With the Islamists in hiding, Kismayo’s market is bustling again. But the grapefruit farms on the outskirts of town are still a mess, irrigation canals are full of sand, roads are dreadful and government buildings are lonely, shot-up places.

Kismayo’s jail is a single windowless cell, barred by a log, where four sweaty prisoners, accused of stealing a mattress, wait for a justice system to be set up. There are 22 police officers for the entire city.

Not far away, there is a displaced persons’ camp, a field of three-foot-high domes made of sticks and plastic bags. The salty breeze nearly carries them away.

Hundreds of Ethiopian soldiers occupy this wasteland. Though many of its people are Muslims, Ethiopia also has a long Christian history, and already some Muslim extremists, including leaders of Al Qaeda, have vowed to respond with a holy war to drive the Ethiopians out. Ethiopian officials say they plan to withdraw their forces in a few weeks and hand over control to a yet-to-be-formed African peacekeeping force.

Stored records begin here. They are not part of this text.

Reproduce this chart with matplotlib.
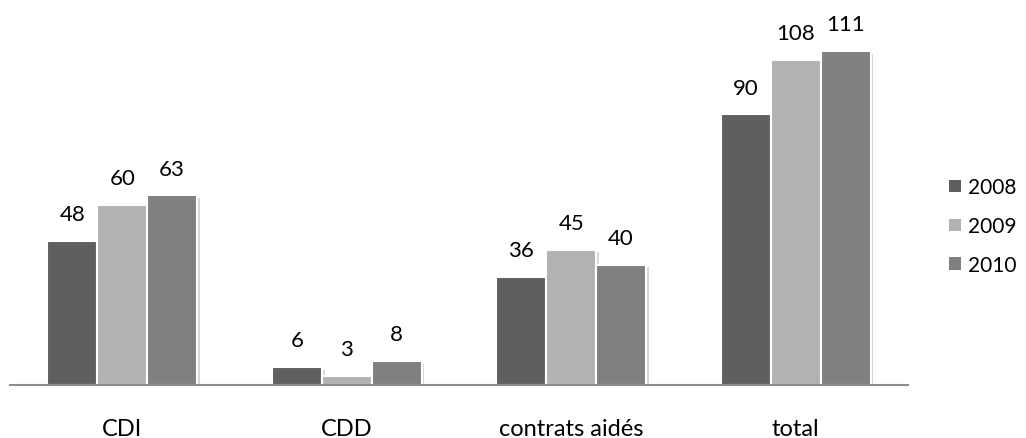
import numpy as np
import matplotlib.pyplot as plt
import matplotlib.patheffects as pe

# effectifs par type de contrat
categories = ['CDI', 'CDD', 'contrats aidés', 'total']
years = ['2008', '2009', '2010']
v2008 = [48, 6, 36, 90]
v2009 = [60, 3, 45, 108]
v2010 = [63, 8, 40, 111]
colors = ['#5f5f5f', '#b2b2b2', '#808080']

plt.rcParams['font.family'] = ['Lato', 'DejaVu Sans']

fig = plt.figure(figsize=(10.26, 4.39), dpi=100)
ax = fig.add_axes([10/1026, 53/439, 898/1026, 361/439])

x = np.arange(len(categories))
w = 0.222
shadow = [pe.SimplePatchShadow(offset=(2, -2), shadow_rgbFace='#bbbbbb', alpha=0.6), pe.Normal()]
for i, (vals, c, lab) in enumerate(zip([v2008, v2009, v2010], colors, years)):
    bars = ax.bar(x + (i - 1) * w, vals, w, color=c, edgecolor='white',
                  linewidth=1.5, label=lab, zorder=2)
    for b in bars:
        b.set_path_effects(shadow)
    for xi, v in zip(x + (i - 1) * w, vals):
        ax.annotate(str(v), (xi, v), xytext=(0, 12), textcoords='offset points',
                    ha='center', va='bottom', fontsize=16)

ax.set_xlim(-0.5, 3.5)
ax.set_ylim(0, 120)
for s in ['top', 'right', 'left']:
    ax.spines[s].set_visible(False)
ax.spines['bottom'].set_color('#8c8c8c')
ax.spines['bottom'].set_linewidth(1.5)
ax.set_yticks([])
ax.set_xticks(x)
ax.set_xticklabels(categories, fontsize=17)
ax.tick_params(axis='x', length=0, pad=24)

leg = ax.legend(loc='center left', bbox_to_anchor=(1.046, 0.44), frameon=False,
                borderaxespad=0, borderpad=0,
                fontsize=15, handlelength=0.55, handleheight=0.55, handletextpad=0.35,
                labelspacing=0.9)
for h in leg.legend_handles:
    h.set_path_effects([])
    h.set_edgecolor('none')

fig.savefig('out.png', dpi=100)
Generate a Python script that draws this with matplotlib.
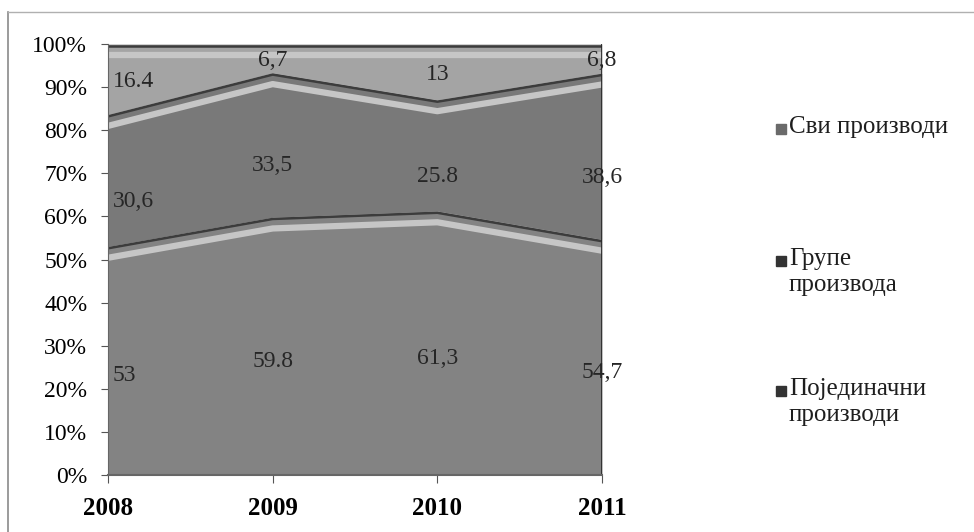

With Somalia’s longtime fears that Ethiopia might swallow it, the sooner that happens, the better. On Saturday, Nasteh Dahir Farah, a reporter for a Kismayo radio station, visited the town’s airport with three foreign journalists. The foreigners were allowed in. Mr. Farah was not. He was shooed away by Ethiopian soldiers at the gate and told never to come back.

“This is my country, not theirs,” he said. “If I didn’t have a job,” Mr. Farah muttered, straightening himself up and smoothing the shirt where he had been poked in the chest, “I’d join the resistance.”

A little humiliation, it seems, goes a long, long way.